What does that mean exactly? When they answer the phone, does a secret spy-type agent listen in and run the call through some type of fancy digital analysis device?
Why would they do something that goofy? Are they hoping somebody who has been missing for a long time will call and they'll be able to recognize them? Do they have "voice prints" of, say, Jimmy Hoffa, and they try to match up the caller to the voice print? And if they're not doing that, then why would they be so concerned about the quality of telephone conversations? Are their phone lines notoriously poor? Is there a lot of static or does the audio sometimes fade out? Is there a quality control supervisor whose job it is at the end of the day to listen to all of these conversations and if so, how desperate is this person for a job?
I don't think customer service representatives give a flip about telephone conversation quality control. You know what I think? I think somebody somewhere is hoping Elvis eventually calls up and they can match him up with his "voice print" and prove he is still alive. Or they're hoping the aliens bring Amelia Earhart back and she calls up to report being UFO-napped.
Or maybe they've already found Elvis. Goodness knows what's been happening with this whole voice monitoring conspiracy system.
ELVIS: "Hello. Is this customer service?"
CUSTOMER SERVICE GUY: "Yes sir, may I have your first name and where you're calling from."
ELVIS: "Uh, uh. My name is Eugene. I'm Eugene and I'm calling from Grace …, I mean Grayson Heights, Michigan. Yeah, that's it."
CUSTOMER SERVICE GUY: "And what can I do for you sir?"
ELVIS: "Well, I just bought a pair of your blue suede shoes and I got to thinking about how easy it would be to get them scratched up if, say, somebody accidentally stepped on them. Can I return them or exchange them?"
CUSTOMER SERVICE GUY: "Well, what makes you think they would be easily damaged sir?"
ELVIS: "I don't know really. I just got to thinking about it. It was always on my mind. I worry about stuff like that. I'm compulsive that way. I worry about my pet like that too. I know he ain't nothing but a hound dog, but still I want to make sure he's taken care of. You know, don't be cruel or anything like that."

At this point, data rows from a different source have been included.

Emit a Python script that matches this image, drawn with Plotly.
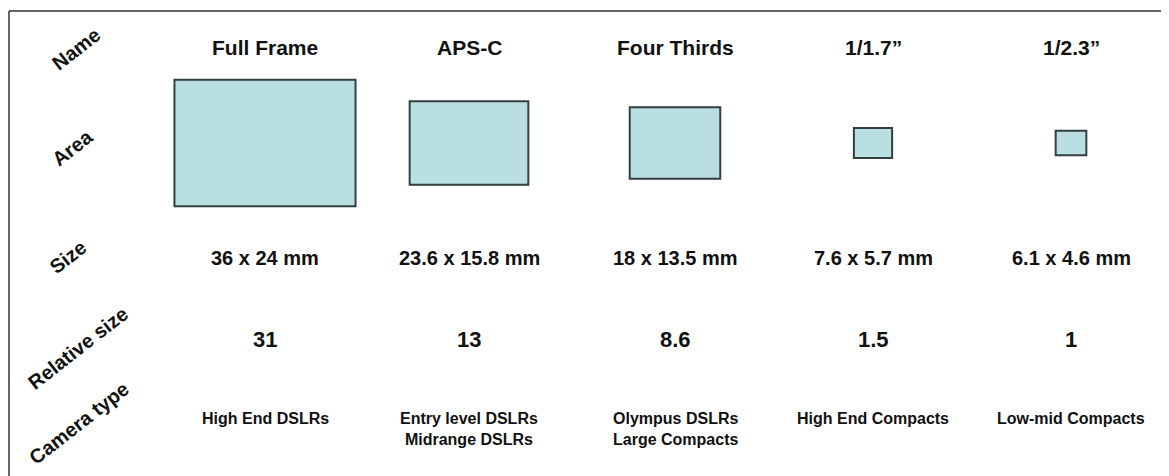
import plotly.graph_objects as go

# ---- data ----
names = ["Full Frame", "APS-C", "Four Thirds", "1/1.7\u201d", "1/2.3\u201d"]
width_mm = [36, 23.6, 18, 7.6, 6.1]
height_mm = [24, 15.8, 13.5, 5.7, 4.6]
size_labels = ["36 x 24 mm", "23.6 x 15.8 mm", "18 x 13.5 mm", "7.6 x 5.7 mm", "6.1 x 4.6 mm"]
relative_size = ["31", "13", "8.6", "1.5", "1"]
camera_type = ["High End DSLRs", "Entry level DSLRs<br>Midrange DSLRs",
               "Olympus DSLRs<br>Large Compacts", "High End Compacts", "Low-mid Compacts"]
row_labels = ["Name", "Area", "Size", "Relative size", "Camera type"]

# ---- layout constants ----
W, H = 1169, 476
OFF = 8  # page body margin
col_x = [265, 469, 675, 873, 1071]
row_label_pos = [(76, 49), (72, 148), (68, 257), (78, 348), (79, 423)]
y_name, y_area, y_size, y_rel, y_cam = 47, 143, 258, 339, 408
sx, sy = 5.03, 5.28  # px per mm
FONT = "Arial, Liberation Sans, sans-serif"
TXT = "#111111"

fig = go.Figure()
fig.add_trace(go.Scatter(x=[OFF, W], y=[OFF, H], mode="markers",
                         marker=dict(opacity=0), hoverinfo="skip", showlegend=False))

shapes = []
shapes.append(dict(type="line", xref="x", yref="y", x0=9, x1=W + OFF, y0=11, y1=11,
                   line=dict(color="#333333", width=1.5)))
shapes.append(dict(type="line", xref="x", yref="y", x0=9, x1=9, y0=11, y1=H + OFF,
                   line=dict(color="#333333", width=1.5)))
for cx, w, h in zip(col_x, width_mm, height_mm):
    shapes.append(dict(type="rect", xref="x", yref="y",
                       x0=cx - w * sx / 2, x1=cx + w * sx / 2,
                       y0=y_area - h * sy / 2, y1=y_area + h * sy / 2,
                       fillcolor="#b9dfe2", line=dict(color="#333f40", width=2)))

ann = []
for (lx, ly), lab in zip(row_label_pos, row_labels):
    ann.append(dict(x=lx, y=ly, xref="x", yref="y", text=lab, showarrow=False,
                    textangle=-38, xanchor="center", yanchor="middle",
                    font=dict(family=FONT, size=20, color=TXT, weight="bold")))
for i, cx in enumerate(col_x):
    ann.append(dict(x=cx, y=y_name, xref="x", yref="y", text=names[i], showarrow=False,
                    font=dict(family=FONT, size=21, color=TXT, weight="bold")))
    ann.append(dict(x=cx, y=y_size, xref="x", yref="y", text=size_labels[i], showarrow=False,
                    font=dict(family=FONT, size=20, color=TXT, weight="bold")))
    ann.append(dict(x=cx, y=y_rel, xref="x", yref="y", text=relative_size[i], showarrow=False,
                    font=dict(family=FONT, size=22, color=TXT, weight="bold")))
    ann.append(dict(x=cx, y=y_cam, xref="x", yref="y", text=camera_type[i], showarrow=False,
                    yanchor="top",
                    font=dict(family=FONT, size=16, color=TXT, weight="bold")))

fig.update_layout(
    width=W, height=H, margin=dict(l=0, r=0, t=0, b=0),
    paper_bgcolor="white", plot_bgcolor="white",
    xaxis=dict(range=[OFF, W + OFF], visible=False, fixedrange=True),
    yaxis=dict(range=[H + OFF, OFF], visible=False, fixedrange=True),
    shapes=shapes, annotations=ann, showlegend=False,
)
fig.write_html("out.html", config={"displayModeBar": False})
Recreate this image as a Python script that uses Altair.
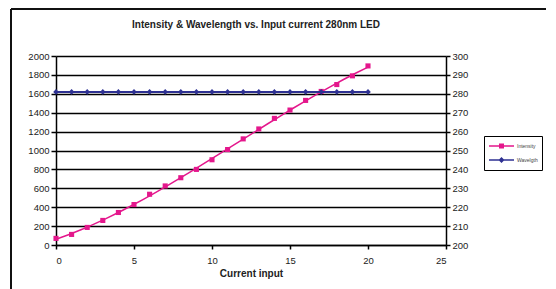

CUSTOMER SERVICE GUY: "Yes sir, I understand. But I assure you those shoes are made of the highest quality material and manufactured professionally."
ELVIS: "Are you sure? Will they stand up under, say, adverse weather conditions? For example, if I was walking in 'em through some Kentucky rain, would they be all right?"
CUSTOMER SERVICE GUY: "Yes sir. They should do just fine. Is there anything else I can do for you? I want to get home and see my girlfriend. It's been a long day."
ELVIS: "No sir. Just wanted to make sure these shoes will work out for me. So you're headed home to see your gal, huh? Are you lonesome tonight cause you sound kinda blue?"
CUSTOMER SERVICE GUY: "Yeah, maybe a little. I was going to propose to her tonight because it's the one-year anniversary of when we met but the ring I ordered hasn't come in yet so I guess I'll wait. I want to be able to look back and say I did it my way."
ELVIS: "I don't blame you son. OK, I'll let you go then. Thank you. Thank you very much."